Depuis le renforcement de la loi en France sur les travailleurs détachés (ordonnance n°2019-116, du 20 février 2019), les entreprises allemandes frontalières de l’Est de la France ont clairement réduit leurs activités en Alsace. C’est ce que démontrent les conclusions d’un sondage sur le travail détaché outre-Rhin, rendu publique par la Chambre de Commerce et d’Industrie de Lahr, ville allemande, située à moins de 50 kilomètres de Strasbourg.

Depuis 2016, la question épineuse des travailleurs détachés préoccupe l’Europe et revient très régulièrement dans le débat public en France, créant de fait une émergence de soucis pour les zones transfrontalières. Ainsi pour les entreprises allemandes frontalières qui avaient pour habitude de venir travailler en Alsace, la charge administrative est devenue plus fastidieuse encore, comme l’indique Christian Löffler, responsable de Faller Stapler, une entreprise de vente et réparation d’engins de logistique du Bade-Wurtemberg : « Nous sommes une petite entreprise, c’est devenu très compliqué pour nous de travailler en France avec la charge bureaucratique que cela suppose ».

Face à cette problématique la Chambre de commerce et d’industrie (CCI) de Lahr, a mis en avant les résultats d’une enquête qui a recueilli l’opinion de 425 entreprises allemandes de la région frontalière. Et ces résultats sont pour le moins évocateurs : 42 % de ces entreprises ont avoué avoir réduit leur activité outre-Rhin et 13 % d’entre elles ont même cessé toute activité en France.

Les entreprises jugent les contraintes administratives trop lourdes

Lorsqu’une entreprise allemande envoie un travailleur en France, elle doit remplir une déclaration en ligne mais la démarche n’est pas simple et chronophage au moment de rassembler tous les documents nécessaires. Les entreprises se plaignent de la durée de création de la déclaration, mais aussi et surtout de la traduction en français des documents demandés, ainsi que la mise en place d’un représentant français. Ces contraintes touchent particulièrement les petites et moyennes entreprises. Christian Löffler accuse le principe notamment lorsqu’il y a un cas d’urgence où chaque heure compte. Et s’il s’agit de faire l’impasse sur cette déclaration les entreprises risquent une amende qui peut coûter jusqu’à 3000 euros par employé détaché.

Le travail détaché particulièrement présent en Alsace

Logiquement c’est dans les régions frontalières que se trouve la plus grande partie des 588 000 travailleurs détachés enregistrés en France en 2018. Le Grand Est pour sa part enregistre près d’un cinquième des travailleurs détachés (plus de 104 500) et détient le taux de concentration le plus important (5,4 %) de ces travailleurs.
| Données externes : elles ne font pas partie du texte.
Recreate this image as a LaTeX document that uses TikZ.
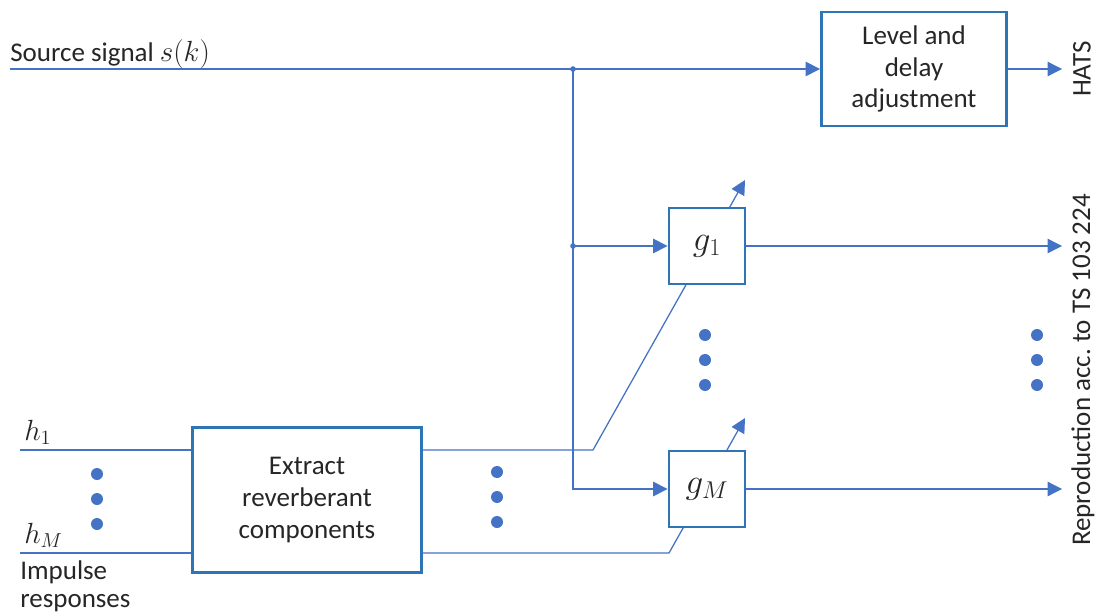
\documentclass[tikz,border=0pt]{standalone}
\usepackage{fontspec}
\setmainfont{Carlito}
\usepackage{tikz}
\usetikzlibrary{arrows.meta, positioning, backgrounds}
\definecolor{revline}{HTML}{4472C4}
\definecolor{revbox}{HTML}{2E75B6}
\definecolor{revtext}{HTML}{262626}

\begin{document}
\begin{tikzpicture}[x=0.025cm, y=-0.025cm,
  font=\fontsize{19.2}{22.7}\selectfont, text=revtext,
  box/.style={rectangle, draw=revbox, line width=2pt, fill=white,
              align=center, inner sep=2pt},
  gbox/.style={box, minimum width=1.9cm, minimum height=1.9cm,
               font=\fontsize{23}{26}\selectfont},
  line/.style={draw=revline, line width=0.9pt},
  arr/.style={line, -{Triangle[length=3.6mm, width=3.6mm]}},
  lbl/.style={inner sep=0pt},
  mlbl/.style={lbl, font=\fontsize{22}{26}\selectfont},
  dot/.style={fill=revline}]
  \useasboundingbox (0,0) rectangle (1098,616);
  % boxes
  \node[box, minimum width=4.625cm, minimum height=2.85cm] (lev) at (914,69)
    {Level and\\delay\\adjustment};
  \node[gbox] (g1) at (707,246) {$g_1$};
  \node[gbox] (gM) at (707,489) {$g_M$};
  \node[box, minimum width=5.725cm, minimum height=3.625cm] (ext) at (307,500)
    {Extract\\reverberant\\components};
  % labels
  \node[lbl, anchor=base west] (srclbl) at (10,62) {Source signal $s(k)$};
  \node[lbl, rotate=90] (hats) at (1082,69) {HATS};
  \node[lbl, rotate=90] (repro) at (1083,370) {Reproduction acc.\ to TS 103 224};
  \node[mlbl, anchor=base west] (h1lbl) at (24,440) {$h_1$};
  \node[mlbl, anchor=base west] (hMlbl) at (24,543) {$h_M$};
  \node[lbl, anchor=north west, align=left, font=\fontsize{19.2}{20.5}\selectfont]
    (imp) at (20,560) {Impulse\\responses};
  % points
  \coordinate (src) at (10,69);
  \coordinate (j1) at (573,69);
  \coordinate (j2) at (573,246);
  \coordinate (h1) at (20,450);
  \coordinate (hM) at (20,553);
  \coordinate (k1) at (593,450);
  \coordinate (t1) at (745,180);
  \coordinate (kM) at (669,553);
  \coordinate (tM) at (745,418);
  \coordinate (o0) at (1062,69);
  \coordinate (o1) at (1062,246);
  \coordinate (oM) at (1062,489);
  % signal paths
  \draw[arr] (src) -- (lev.west);
  \draw[arr] (lev.east) -- (o0);
  \draw[line] (j1) -- (j2);
  \draw[arr] (j2) -- (g1.west);
  \draw[arr] (j2) |- (gM.west);
  \fill[revline] (j1) circle (0.07cm) (j2) circle (0.07cm);
  \draw[arr] (g1.east) -- (o1);
  \draw[arr] (gM.east) -- (oM);
  \draw[line] (h1) -- (ext.west |- h1);
  \draw[line] (hM) -- (ext.west |- hM);
  \begin{scope}[on background layer]
    \draw[arr] (ext.east |- k1) -- (k1) -- (t1);
    \draw[arr] (ext.east |- kM) -- (kM) -- (tM);
  \end{scope}
  % dots
  \foreach \x/\y in {97/474, 497/472, 705/335, 1037/335} {
    \foreach \d in {0,25,50}
      \fill[dot] (\x,\y+\d) circle (0.15cm);
  }
\end{tikzpicture}
\end{document}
Les acteurs principalement impactés par ces lourdeurs administratives sont les artisans allemands qui, historiquement, ont toujours été présents dans la région française.

En septembre 2018, les autorités françaises avaient fait part d’un souhait de simplification des démarches, mais comme le regrette Steffen Auer, président de la CCI de Lahr, la nouvelle réglementation de juin 2019 n’a -selon lui- pas apporté beaucoup de changements, et c’est pourquoi les acteurs régionaux de l’activité économique transfrontalière plaident d’urgence en faveur d’une nouvelle simplification du droit du détachement afin que la coopération transfrontalière soit possible. Face à cette vive inquiétude, l’ensemble du réseau consulaire des CCI régionales (allemandes, françaises et suisses) a rédigé un courrier à destination de la ministre du Travail Muriel Pénicaud, mais pour l’heure aucune réponse significative ne leur a été retournée.